Les chercheurs ont ainsi constaté qu'un traitement à l'acide rétinoïque (que l'organisme produit à partir de la vitamine A et qu'on retrouve dans les médicaments anti-acné sous ordonnance) augmentait «la production de spermatozoïdes chez certains hommes (infertiles) au point d'éviter le recours à des procédures de prélèvement de spermatozoïdes testiculaires», peut-on ainsi lire dans le Journal of Assisted Reproduction and Genetics.
«Je n'aime pas le mot 'miraculeux', mais ça change vraiment tout pour les couples infertiles», a commenté Janice Bailey, la vice-présidente recherche – direction scientifique secteur Nature et technologies du Fonds de recherche du Québec.
L'étude a porté sur trente hommes atteints d'azoospermie non obstructive (une absence totale de spermatozoïdes dans le sperme) ou de cryptozoospermie (la présence dans le sperme d'une quantité à peine détectable de spermatozoïdes).
Les participants ont reçu 20 milligrammes d'acide rétinoïque deux fois par jour. La qualité de leur sperme a été évaluée sur une période allant de trois à neuf mois. Un peu plus du tiers des participants, soit onze d'entre eux, «ont développé une numération fiable et mobile des spermatozoïdes éjaculés avec le traitement», révèlent les auteurs.
Quelques hommes ont même pu continuer à produire des spermatozoïdes après la fin du traitement.
Aucune grossesse spontanée n'a été rapportée en lien avec le traitement.
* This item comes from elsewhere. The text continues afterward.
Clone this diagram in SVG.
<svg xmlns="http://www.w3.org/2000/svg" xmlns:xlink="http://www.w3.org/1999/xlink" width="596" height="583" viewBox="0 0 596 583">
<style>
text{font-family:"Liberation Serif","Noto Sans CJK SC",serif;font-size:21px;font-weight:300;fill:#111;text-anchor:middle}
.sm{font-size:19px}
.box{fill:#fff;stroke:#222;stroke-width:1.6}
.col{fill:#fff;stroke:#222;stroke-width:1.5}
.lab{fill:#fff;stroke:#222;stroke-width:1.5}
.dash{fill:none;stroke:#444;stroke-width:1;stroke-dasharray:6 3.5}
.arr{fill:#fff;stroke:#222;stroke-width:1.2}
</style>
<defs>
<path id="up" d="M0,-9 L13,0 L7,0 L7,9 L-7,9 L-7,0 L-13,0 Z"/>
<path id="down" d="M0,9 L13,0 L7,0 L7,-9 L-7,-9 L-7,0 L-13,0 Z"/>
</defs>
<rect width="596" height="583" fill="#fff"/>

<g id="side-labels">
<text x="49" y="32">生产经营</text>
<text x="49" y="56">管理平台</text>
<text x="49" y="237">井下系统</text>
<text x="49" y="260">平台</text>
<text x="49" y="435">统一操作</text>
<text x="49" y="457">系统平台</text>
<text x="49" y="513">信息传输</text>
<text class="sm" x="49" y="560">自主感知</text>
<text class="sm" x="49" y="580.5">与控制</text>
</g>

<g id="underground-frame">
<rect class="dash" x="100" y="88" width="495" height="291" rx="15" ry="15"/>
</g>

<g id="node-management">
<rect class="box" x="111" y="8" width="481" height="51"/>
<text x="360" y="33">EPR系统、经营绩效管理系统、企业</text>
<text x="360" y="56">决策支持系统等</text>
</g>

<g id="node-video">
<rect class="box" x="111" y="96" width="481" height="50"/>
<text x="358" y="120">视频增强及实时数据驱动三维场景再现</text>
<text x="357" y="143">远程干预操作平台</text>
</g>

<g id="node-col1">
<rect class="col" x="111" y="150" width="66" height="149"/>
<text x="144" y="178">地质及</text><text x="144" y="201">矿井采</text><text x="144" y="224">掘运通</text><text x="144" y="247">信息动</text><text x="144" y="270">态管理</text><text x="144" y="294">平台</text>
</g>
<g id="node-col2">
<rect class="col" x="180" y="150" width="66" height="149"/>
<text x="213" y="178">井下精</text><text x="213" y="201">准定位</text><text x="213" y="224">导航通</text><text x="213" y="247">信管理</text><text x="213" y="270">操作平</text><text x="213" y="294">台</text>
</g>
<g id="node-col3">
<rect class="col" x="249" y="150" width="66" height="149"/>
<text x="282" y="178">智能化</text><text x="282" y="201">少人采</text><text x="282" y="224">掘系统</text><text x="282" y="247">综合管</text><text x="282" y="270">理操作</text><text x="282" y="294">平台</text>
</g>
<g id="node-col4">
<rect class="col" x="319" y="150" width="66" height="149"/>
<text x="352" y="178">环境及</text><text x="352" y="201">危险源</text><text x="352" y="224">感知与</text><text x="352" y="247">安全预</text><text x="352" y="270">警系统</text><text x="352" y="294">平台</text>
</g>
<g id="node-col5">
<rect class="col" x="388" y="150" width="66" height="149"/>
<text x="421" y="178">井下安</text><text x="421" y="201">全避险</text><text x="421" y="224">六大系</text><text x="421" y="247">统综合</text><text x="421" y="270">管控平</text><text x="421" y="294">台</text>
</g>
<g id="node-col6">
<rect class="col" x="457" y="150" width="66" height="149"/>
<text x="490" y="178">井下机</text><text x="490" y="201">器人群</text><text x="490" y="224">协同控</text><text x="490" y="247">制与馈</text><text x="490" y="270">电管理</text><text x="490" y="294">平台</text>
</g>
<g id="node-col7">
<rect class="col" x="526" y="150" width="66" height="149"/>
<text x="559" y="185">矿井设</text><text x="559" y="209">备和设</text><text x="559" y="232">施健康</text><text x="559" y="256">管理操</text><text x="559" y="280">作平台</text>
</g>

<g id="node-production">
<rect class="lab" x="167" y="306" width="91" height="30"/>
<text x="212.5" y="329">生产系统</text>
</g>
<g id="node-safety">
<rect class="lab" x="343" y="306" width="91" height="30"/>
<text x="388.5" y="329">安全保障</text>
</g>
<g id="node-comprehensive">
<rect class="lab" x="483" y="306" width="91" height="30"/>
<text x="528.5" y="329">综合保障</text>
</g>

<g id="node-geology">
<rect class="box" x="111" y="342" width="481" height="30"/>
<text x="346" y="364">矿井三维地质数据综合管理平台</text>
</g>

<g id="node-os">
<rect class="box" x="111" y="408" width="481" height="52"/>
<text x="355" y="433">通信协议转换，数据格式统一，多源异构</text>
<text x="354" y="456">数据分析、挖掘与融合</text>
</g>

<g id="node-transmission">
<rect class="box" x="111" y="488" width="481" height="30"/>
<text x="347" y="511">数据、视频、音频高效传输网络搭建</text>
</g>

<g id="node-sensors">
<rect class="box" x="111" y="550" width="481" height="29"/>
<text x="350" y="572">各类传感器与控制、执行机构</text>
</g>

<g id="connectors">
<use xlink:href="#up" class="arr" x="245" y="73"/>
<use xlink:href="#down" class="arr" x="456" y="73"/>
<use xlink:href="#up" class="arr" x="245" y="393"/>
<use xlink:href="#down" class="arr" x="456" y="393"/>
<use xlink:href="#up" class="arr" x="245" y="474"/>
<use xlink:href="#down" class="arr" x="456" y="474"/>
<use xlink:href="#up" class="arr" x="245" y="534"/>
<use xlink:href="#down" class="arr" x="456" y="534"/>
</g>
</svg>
Toutefois, on rapporte une naissance parmi les participants ayant eu une réponse complète au traitement et dont le sperme avait été utilisé lors d'une procédure de fécondation in vitro. On rapporte aussi une grossesse parmi les participants ayant présenté une réponse partielle au traitement.
Les chercheurs rappellent que l'acide rétinoïque joue un rôle de premier plan dans la production de spermatozoïdes chez les mammifères. Ils émettent donc l'hypothèse qu'une déficience intratesticulaire de cet acide puisse être responsable de l'infertilité de certains hommes.
«Les concentrations d'acide rétinoïque sont souvent plus basses dans les testicules des hommes infertiles, a confirmé Mme Bailey. Bien honnêtement, je suis étonnée que ça n'ait pas été essayé avant. On sait depuis vingt ans que l'acide rétinoïque est important dans la (production de sperme).»
Cette étude ouvre de multiples avenues très intéressantes, croit Mme Bailey. Dans un premier temps, le coût d'une prescription d'acide rétinoïque ne se compare même pas à celui d'une procédure de fécondation in vitro, a-t-elle souligné.
Mais au-delà de ces basses considérations financières, un traitement d'infertilité n'a rien d'une partie de plaisir pour les hommes et encore moins pour les femmes qui en portent très souvent le fardeau, a rappelé Mme Bailey.
«Ça pourrait être une très bonne chose d'essayer ça avant, par exemple, de faire des biopsies testiculaires qui peuvent causer des dommages», a-t-elle dit.
Un couple aux prises avec des problèmes d'infertilité ne devrait absolument pas se tourner vers l'acide rétinoïque sans supervision médicale, a prévenu Mme Bailey.
Ce produit, a-t-elle rappelé, joue un rôle crucial dans la division et la différenciation cellulaires. Les femmes qui en prennent doivent absolument utiliser des méthodes de contraception pour éviter de tomber enceintes, puisque leur fœtus pourrait présenter des anomalies.
Du côté des hommes, on constate depuis les années 1970 un effondrement de 50 à 60 % de la production de sperme, a rappelé Mme Bailey, «et c'est très inquiétant». Des facteurs environnementaux comme les plastiques et les contaminants sont possiblement en cause.
Enfin, la littérature scientifique démontre assez clairement que des problèmes de qualité de sperme peuvent être associés à d'autres problèmes de santé et même que la durée de vie de ces hommes peut être plus courte, a-t-elle dit.
«Il faut que les hommes prennent soin d'eux-mêmes en adoptant de saines habitudes de vie pas seulement pour optimiser leur santé reproductive et pouvoir être papa, mais aussi pour se protéger et pour avoir une meilleure qualité de vie», a conclu Mme Bailey.